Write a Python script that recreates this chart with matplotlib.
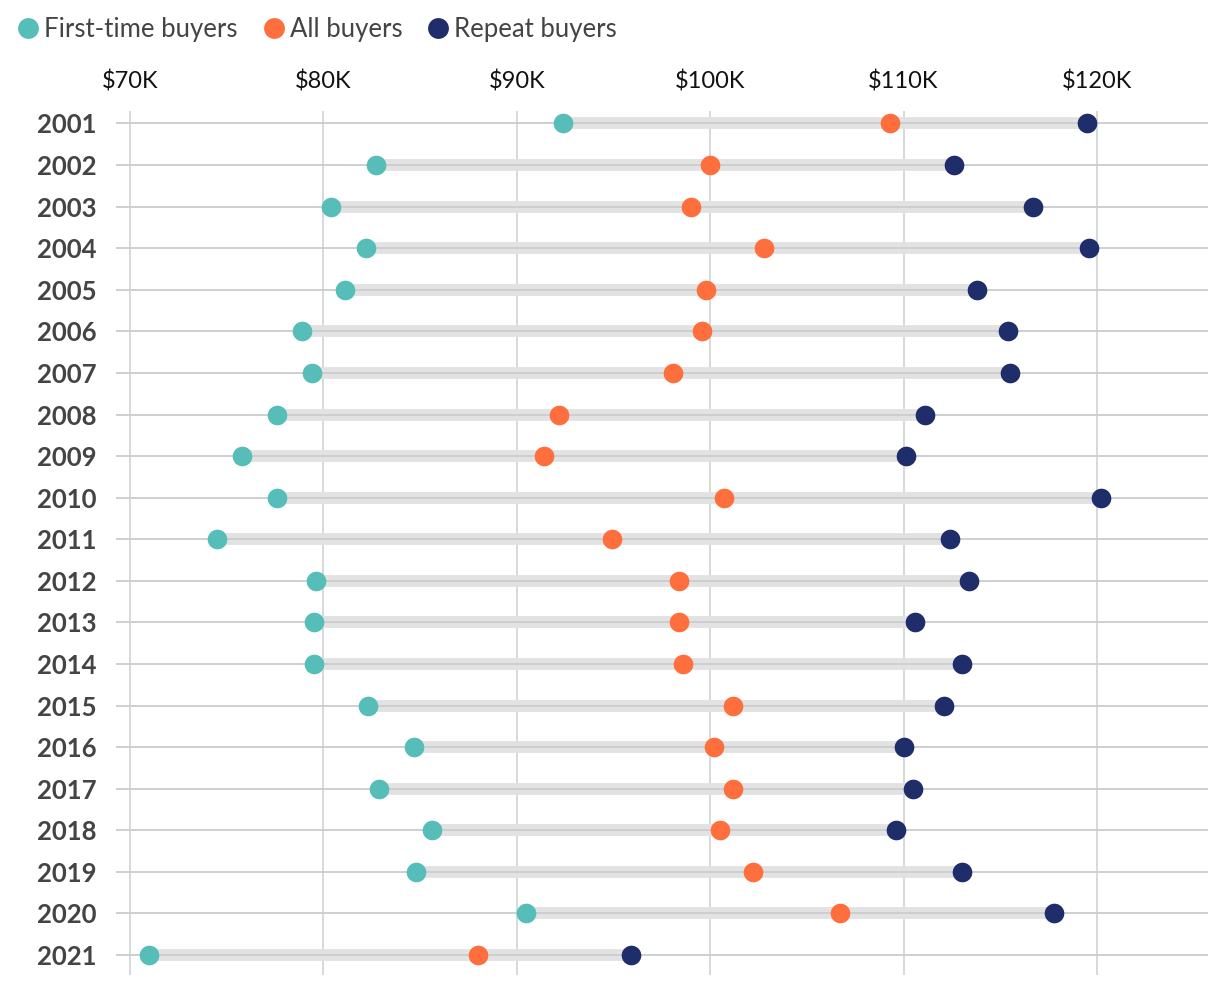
import matplotlib
matplotlib.use("Agg")
import matplotlib.pyplot as plt
from matplotlib.lines import Line2D

years = [str(y) for y in range(2001, 2022)]
first_time = [92.4, 82.7, 80.4, 82.2, 81.1, 78.9, 79.4, 77.6, 75.8, 77.6, 74.5,
              79.6, 79.5, 79.5, 82.3, 84.7, 82.9, 85.6, 84.8, 90.5, 71.0]
all_buyers = [109.3, 100.0, 99.0, 102.8, 99.8, 99.6, 98.1, 92.2, 91.4, 100.7, 94.9,
              98.4, 98.4, 98.6, 101.2, 100.2, 101.2, 100.5, 102.2, 106.7, 88.0]
repeat = [119.5, 112.6, 116.7, 119.6, 113.8, 115.4, 115.5, 111.1, 110.1, 120.2, 112.4,
          113.4, 110.6, 113.0, 112.1, 110.0, 110.5, 109.6, 113.0, 117.8, 95.9]
xticks = [70, 80, 90, 100, 110, 120]
xtick_labels = ["$70K", "$80K", "$90K", "$100K", "$110K", "$120K"]
series_names = ["First-time buyers", "All buyers", "Repeat buyers"]
colors = ["#56bdb8", "#ff6e3d", "#1f2d6b"]

plt.rcParams['font.family'] = ['Lato', 'DejaVu Sans']

fig = plt.figure(figsize=(12.2, 9.84), dpi=100)
ax = fig.add_axes([116/1220, 1 - 975/984, (1208-116)/1220, (975-111)/984])

ypos = list(range(len(years)))
for xv in xticks:
    ax.axvline(xv, color="#d3d7d7", lw=1.3, zorder=1)
for i in ypos:
    lo = min(first_time[i], all_buyers[i], repeat[i])
    hi = max(first_time[i], all_buyers[i], repeat[i])
    ax.plot([lo, hi], [i, i], color="#e2e2e2", lw=8.5, solid_capstyle="butt", zorder=2)
for i in ypos:
    ax.axhline(i, color="#c9cdcd", lw=1.3, zorder=3)

for vals, c in zip([first_time, all_buyers, repeat], colors):
    ax.scatter(vals, ypos, s=200, color=c, zorder=5, linewidths=0)

ax.set_xlim(69.28, 125.74)
ax.set_ylim(20.48, -0.3)
ax.set_xticks(xticks)
ax.set_xticklabels(xtick_labels, fontsize=17, color="#111111")
ax.xaxis.tick_top()
ax.tick_params(axis="x", length=0, pad=13)
ax.set_yticks(ypos)
ax.set_yticklabels(years, fontsize=18.5, fontweight="bold", color="#444444")
ax.tick_params(axis="y", length=0, pad=14)
for s in ax.spines.values():
    s.set_visible(False)

handles = [Line2D([], [], marker="o", ls="", markersize=15, color=c, markeredgewidth=0)
           for c in colors]
fig.legend(handles, series_names, loc="upper left", bbox_to_anchor=(-0.002, 1.001), ncol=3,
           frameon=False, fontsize=18.5, handletextpad=0.12, columnspacing=0.9,
           handlelength=1.0, labelcolor="#444444", borderaxespad=0.3)

fig.savefig("out.png", dpi=100, facecolor="white")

# [Exercise directions]
Give an exact copy of the material, leaving out every picture.

# [Correct output]
Write a Python script that recreates this chart with matplotlib.
import matplotlib
matplotlib.use("Agg")
import matplotlib.pyplot as plt
from matplotlib.lines import Line2D

years = [str(y) for y in range(2001, 2022)]
first_time = [92.4, 82.7, 80.4, 82.2, 81.1, 78.9, 79.4, 77.6, 75.8, 77.6, 74.5,
              79.6, 79.5, 79.5, 82.3, 84.7, 82.9, 85.6, 84.8, 90.5, 71.0]
all_buyers = [109.3, 100.0, 99.0, 102.8, 99.8, 99.6, 98.1, 92.2, 91.4, 100.7, 94.9,
              98.4, 98.4, 98.6, 101.2, 100.2, 101.2, 100.5, 102.2, 106.7, 88.0]
repeat = [119.5, 112.6, 116.7, 119.6, 113.8, 115.4, 115.5, 111.1, 110.1, 120.2, 112.4,
          113.4, 110.6, 113.0, 112.1, 110.0, 110.5, 109.6, 113.0, 117.8, 95.9]
xticks = [70, 80, 90, 100, 110, 120]
xtick_labels = ["$70K", "$80K", "$90K", "$100K", "$110K", "$120K"]
series_names = ["First-time buyers", "All buyers", "Repeat buyers"]
colors = ["#56bdb8", "#ff6e3d", "#1f2d6b"]

plt.rcParams['font.family'] = ['Lato', 'DejaVu Sans']

fig = plt.figure(figsize=(12.2, 9.84), dpi=100)
ax = fig.add_axes([116/1220, 1 - 975/984, (1208-116)/1220, (975-111)/984])

ypos = list(range(len(years)))
for xv in xticks:
    ax.axvline(xv, color="#d3d7d7", lw=1.3, zorder=1)
for i in ypos:
    lo = min(first_time[i], all_buyers[i], repeat[i])
    hi = max(first_time[i], all_buyers[i], repeat[i])
    ax.plot([lo, hi], [i, i], color="#e2e2e2", lw=8.5, solid_capstyle="butt", zorder=2)
for i in ypos:
    ax.axhline(i, color="#c9cdcd", lw=1.3, zorder=3)

for vals, c in zip([first_time, all_buyers, repeat], colors):
    ax.scatter(vals, ypos, s=200, color=c, zorder=5, linewidths=0)

ax.set_xlim(69.28, 125.74)
ax.set_ylim(20.48, -0.3)
ax.set_xticks(xticks)
ax.set_xticklabels(xtick_labels, fontsize=17, color="#111111")
ax.xaxis.tick_top()
ax.tick_params(axis="x", length=0, pad=13)
ax.set_yticks(ypos)
ax.set_yticklabels(years, fontsize=18.5, fontweight="bold", color="#444444")
ax.tick_params(axis="y", length=0, pad=14)
for s in ax.spines.values():
    s.set_visible(False)

handles = [Line2D([], [], marker="o", ls="", markersize=15, color=c, markeredgewidth=0)
           for c in colors]
fig.legend(handles, series_names, loc="upper left", bbox_to_anchor=(-0.002, 1.001), ncol=3,
           frameon=False, fontsize=18.5, handletextpad=0.12, columnspacing=0.9,
           handlelength=1.0, labelcolor="#444444", borderaxespad=0.3)

fig.savefig("out.png", dpi=100, facecolor="white")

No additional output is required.